We climb towards a wood, to the north of the Machno. Sounds drift up to us on the still air, of young children at play outside the primary school and of young lambs in the fields below.  We get occasional views of the valley through the trees as we move north-eastwards along a forest track, flooded with light shining through the fresh leaves of the beech trees on either side. We’ve walked quite a distance along the lane that replaces the track before realising that we’ve made a mistake, and that we missed an unsignposted lane turning back to our right.  We retrace our steps for half a mile to regain this lane, then descend to cross a bridge across the river (an older and slimmer crossing, the ‘Roman bridge’, is close by).

‘Roman Bridge’, Afon Machno

A minor road takes us to the main road where the Machno joins the Conwy.  To our left are fields with munching sheep and their tiny lambs.  We consider the question of whether sheep find any pleasure in eating grass for most of the day.  Or whether they would give up grass if they could find a suitable alternative source of food that was more nutritious and less of a strain on their jaws.  The discussion is interrupted when we reach the Conwy Falls, far below us in a gorge.

Conwy Falls Café

Where the roads meet stands the Conwy Falls Café, designed by Sir Clough Williams-Ellis in 1957, and still featuring his hallmark turquoise colours.  We stop here for a coffee.  As we leave, we spot the Belgian walkers we met yesterday, and exchange a few words.  The man is still wearing his red dragon headscarf, as if he were a paid-up member of Plaid Cymru (not impossible: there are many Plaid posters here, just a week before the Senedd election).

Afon Conwy

The path now shadows Afon Conwy as it flows northward, at first on a woodland path immediately below the busy A5 road.  The path turns into a track. It emerges from the wood, the peak of Moel Siabod just visible in the distance, and passes the entrance to the Fairy Glen.  The admission fee is £1, a ridiculously cheap price, we agree, for the privilege of meeting fairies.  We press on and cross the Conwy to follow a lane on the left bank to Betws-y-coed.  We stop in a café in the town for a bite to eat, then continue river walking – it’s now Afon Llugwy – along the main road.  Betws, to its credit, has a plethora of outdoor shops, and I replace a sunhat I’d left behind at a stopping place some miles before (this is by no means the first time I’ve lost walking hats in exactly the same way).

Miners’ Bridge, Afon Llugwy

There are plenty of people promenading along the twisting paths beneath the riverside trees.  Lulled into carelessness, we make the second navigational error of the day.
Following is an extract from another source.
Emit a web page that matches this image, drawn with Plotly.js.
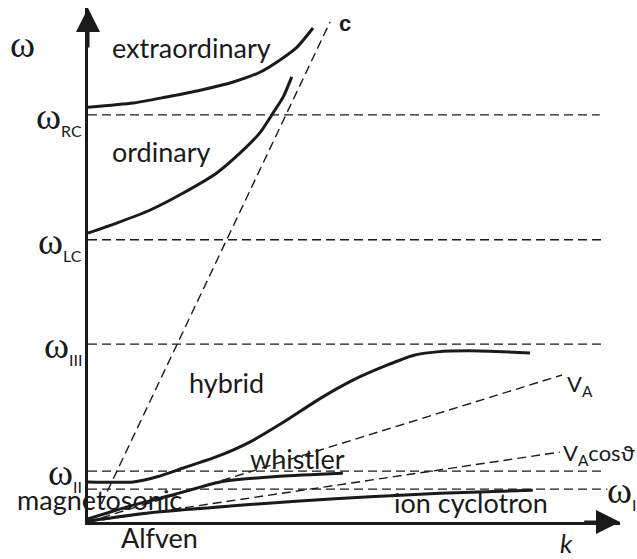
<!DOCTYPE html>
<html>
<head>
<meta charset="utf-8">
<script src="https://cdn.plot.ly/plotly-3.0.1.min.js"></script>
<style>html,body{margin:0;padding:0;background:#fff;}#chart{width:637px;height:559px;}</style>
</head>
<body>
<div id="chart"></div>
<script>
// ---- data (k, omega in arbitrary units 0..10) ----
const extraK = [0, 0.85, 1.48, 2.11, 2.73, 3.23, 3.61, 3.93, 4.23];
const extraW = [8.07, 8.15, 8.27, 8.40, 8.56, 8.75, 8.99, 9.24, 9.61];
const ordK = [0, 0.55, 1.17, 1.79, 2.42, 2.86, 3.23, 3.48, 3.67, 3.83];
const ordW = [5.62, 5.82, 6.07, 6.40, 6.79, 7.18, 7.57, 7.96, 8.27, 8.66];
const hybK = [0, 0.85, 1.30, 1.79, 2.42, 3.05, 3.67, 4.36, 4.98, 5.62, 6.11, 6.56, 7.18, 8.31];
const hybW = [0.78, 0.78, 0.88, 1.05, 1.27, 1.56, 1.94, 2.40, 2.76, 3.05, 3.24, 3.31, 3.33, 3.29];
const whiK = [0, 0.79, 1.64, 2.48, 3.61, 4.79];
const whiW = [0.06, 0.31, 0.54, 0.78, 0.89, 0.95];
const ionK = [0, 1.17, 2.67, 3.98, 5.30, 6.62, 8.36];
const ionW = [0.02, 0.18, 0.31, 0.41, 0.49, 0.56, 0.62];

const levelNames = ['RC', 'LC', 'III', 'II', 'I'];
const levelW = [7.92, 5.49, 3.46, 0.99, 0.64];
const levelEnd = [9.62, 9.68, 9.68, 9.68, 9.76];

const lightK = [0.25, 4.55];
const lightW = [0.35, 9.73];
const vaK = [0, 8.91];
const vaW = [0, 2.86];
const vacK = [0, 8.87];
const vacW = [0, 1.36];

const branchLabels = ['extraordinary', 'ordinary', 'hybrid', 'whistler', 'magnetosonic', 'Alfven', 'ion cyclotron'];
const branchLabelK = [1.94, 1.39, 2.61, 3.93, 0.21, 1.35, 7.20];
const branchLabelW = [9.24, 7.20, 2.72, 1.23, 0.43, -0.31, 0.37];

// ---- styles ----
const K_MAX = 10, W_MAX = 10;
const INK = '#1a1a1a';
const solid = {color: INK, width: 3, shape: 'spline', smoothing: 0.6};
const dashed = {color: INK, width: 1.4, dash: '9px,5px'};
const SANS = 'Lato, "Open Sans", sans-serif';
const SERIF = '"Liberation Serif", "DejaVu Serif", serif';

const traces = [];
levelW.forEach((w, i) => {
  traces.push({x: [0, levelEnd[i]], y: [w, w], mode: 'lines', line: dashed});
});
traces.push({x: lightK, y: lightW, mode: 'lines', line: dashed});
traces.push({x: vaK, y: vaW, mode: 'lines', line: dashed});
traces.push({x: vacK, y: vacW, mode: 'lines', line: dashed});
[[extraK, extraW], [ordK, ordW], [hybK, hybW], [whiK, whiW], [ionK, ionW]].forEach(([k, w]) => {
  traces.push({x: k, y: w, mode: 'lines', line: solid});
});

// annotations placed in paper coordinates derived from data units (range 0..10 on both axes)
const px = k => k / K_MAX;
const py = w => w / W_MAX;
const ann = [];
const label = (k, w, text, font, xanchor) => ann.push({x: px(k), y: py(w), xref: 'paper', yref: 'paper',
  text: text, showarrow: false, font: font, xanchor: xanchor || 'center', yanchor: 'middle'});

branchLabels.forEach((t, i) => label(branchLabelK[i], branchLabelW[i], t, {family: SANS, size: 27, color: INK}));
const omegaSub = n => 'ω<sub><span style="font-family:Lato;font-size:16px">' + n + '</span></sub>';
const omegaFont = {family: SERIF, size: 38, color: INK};
levelNames.slice(0, 4).forEach((n, i) => label(-0.08, levelW[i] - 0.05, omegaSub(n), omegaFont, 'right'));
label(levelEnd[4] - 0.04, levelW[4] - 0.05, omegaSub(levelNames[4]), omegaFont, 'left');
label(-1.24, 9.3, 'ω', omegaFont);
label(9.0, -0.4, '<i>k</i>', {family: SANS, size: 26, color: INK});
label(4.83, 9.7, '<b>c</b>', {family: '"Liberation Sans", Arial, sans-serif', size: 22, color: INK});
label(vaK[1] + 0.06, vaW[1] - 0.2, 'V<sub>A</sub>', {family: SANS, size: 22, color: INK}, 'left');
label(vacK[1] + 0.02, vacW[1] - 0.04, 'V<sub>A</sub>cosϑ', {family: SANS, size: 22, color: INK}, 'left');

// axis arrows
ann.push({x: 0, y: W_MAX, ax: 0, ay: 9.2, xref: 'x', yref: 'y', axref: 'x', ayref: 'y', text: '', showarrow: true,
  arrowhead: 2, arrowsize: 1.6, arrowwidth: 3, arrowcolor: INK});
ann.push({x: K_MAX, y: 0, ax: 9.3, ay: 0, xref: 'x', yref: 'y', axref: 'x', ayref: 'y', text: '', showarrow: true,
  arrowhead: 2, arrowsize: 1.6, arrowwidth: 3, arrowcolor: INK});

const layout = {
  width: 637, height: 559,
  margin: {l: 88, r: 17, t: 8, b: 37},
  paper_bgcolor: '#fff', plot_bgcolor: '#fff',
  showlegend: false,
  xaxis: {range: [0, K_MAX], showgrid: false, zeroline: false, showticklabels: false, ticks: '',
    showline: true, linewidth: 3, linecolor: INK, fixedrange: true},
  yaxis: {range: [0, W_MAX], showgrid: false, zeroline: false, showticklabels: false, ticks: '',
    showline: true, linewidth: 3, linecolor: INK, fixedrange: true},
  annotations: ann
};
traces.forEach(t => { t.cliponaxis = false; t.hoverinfo = 'skip'; });
Plotly.newPlot('chart', traces, layout, {staticPlot: true, displayModeBar: false});
</script>
</body>
</html>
After half a mile we realise we’re too far from the river, and have to turn back quite a distance to find the right path.  The Llugwy is a fine river, one of many moods, and we follow its course to the Miners’ Bridge – actually two wooden ‘staircases’ that don’t meet but land on a connecting rock in the middle of the river.  A predecessor bridge, narrow and precarious, was once used by lead miners.  We agree that this earlier version, shown in an old photo, would have been more interesting.

Afon Llugwy

After this pastoral stretch we leave the river at the bridge and struggle up a steep slope – by now the heat is telling on us – to reach a track through woodland. Eventually the track leads back towards the river at the Swallow Falls, and we rest on a bench at a viewpoint to admire the rush of waters, impressive even after a dry period.  A runner arrives, takes a quick shot of the Falls over our shoulders, and hurries on.  Then more forestry walking, until we come to the main road and Tŷ Hyll (the Ugly House), built of huge irregular, shapeless lumps of rock.  Today it’s owned by the Snowdonia Society.  By now quite dehydrated, we buy drinks from the cafe inside, and as we’re drinking them who should arrive but the two Belgians.  Again, we exchange words, and agree it wouldn’t be a surprise if we meet again (though we don’t).

Tŷ Hyll

The rest was needed, because next we face a steep climb up a narrow road that eventually leads to Llyn Geirionydd, the remote lake where Gwilym Cowlyd, downcast by the anglicisation of the National Eisteddfod, set up his own Welsh-language festival (it didn’t last). At the top of the hill, a track turns left and winds its way along the contours high above the valley. Finally it starts to descend, opening up into what must be one of the finest approach views of central Eryri: Moel Siabod first, and behind it, Lliwedd, Yr Wyddfa, Crib y Ddisgyll and Crib Goch – all bathed in the late afternoon sun.  We get to the Joe Brown shop in Capel Curig just before the time we’d agreed with our taxi driver, and he ferries us back to Betws-y-coed.  It’s been a fine day, in all senses.